Alternatively, you can grow yarrow plants from seed by simply placing the seeds on top of the soil. Keep them moist while they germinate, and you should begin seeing sprouts in a couple of weeks.
Yarrow doesn’t need a lot of extra care once it’s planted. Although it prefers drier soil, it still needs some water to maintain growth. In most areas that get at least some rain each week, that amount is enough to keep yarrow watered. However, if your area gets less than an inch of rain each week, you’ll need to water your yarrow plants.
Yarrow doesn’t need any fertilization through its growing process. However, each spring, you can promote optimal growth by adding some compost and a new mulch layer around your plants.

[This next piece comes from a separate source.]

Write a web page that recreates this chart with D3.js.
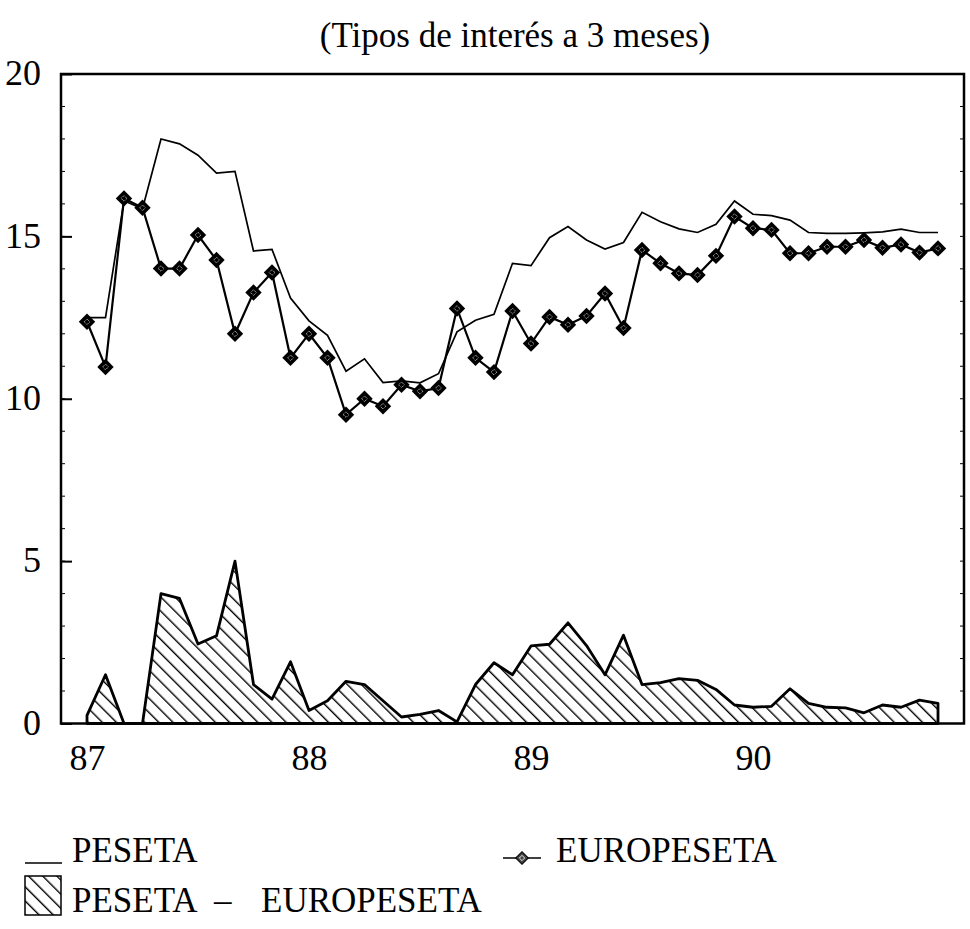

Every 3 to 5 years, divide your yarrow plants so they don’t become too spread in your garden. After or before the threat of frost, lift the clumps of flowers, removing dead stems and leaves from the plant. Re-plant in another prepared area of your garden, or discard if you want to keep your yarrow more contained in one area.
Preventing Pests and Disease
Yarrow is typically resistant of most pest infestations and disease, although, when grown in certain areas, it can become susceptible to either.
Powdery mildew and botrytis mold are two diseases that can affect yarrow. Since it’s a plant that prefers dry conditions, over-watering or slow-draining soil may cause your yarrow to become infected with these diseases.
You’ll notice a white, powdery film covering your plants if they have one of these two diseases. If so, it’s best to discard the infected plants immediately to avoid spreading the disease to your other plants. Ensure that you also remove any debris from the plant in the soil. If you find that the disease has spread through the soil to other plants, you may need to use a fungicide to stop further spreading.
As for pests, the most common to affect yarrow is the spittlebug. It’s difficult to spot spittlebugs on your plants, but you may notice foam-like spots on the leaves or stems. This is caused by bubbles the nymphs make to protect themselves from predators.
Small numbers of the bugs won’t usually harm your plants, but an infestation can kill them. You can create a homemade insecticide to kill spittlebugs to spray on your plants after you’ve wiped off the bubbles.
Harvesting and Drying Yarrow
YouTube gardener, roseinthepines, shares how she harvests and dries her yarrow plants:
On a warm, sunny day after morning dew dries off your yarrow plants, harvest yarrow by pulling off small branches from the stem. Pull off any weeds or grass, and then use kitchen shears to snip off the flowers. Then, run your fingers along the stem, gently, to remove the leaves. You can dry the leaves and flowers together on a cookie sheet, baking it on a low temperature or several hours until they become crisp.
Alternatively, bundle several stems together with flowers and leaves attached and hang them to dry for several days in a dry, dark location. Once they’re dry, you can remove the leaves and flowers and store them in an airtight container.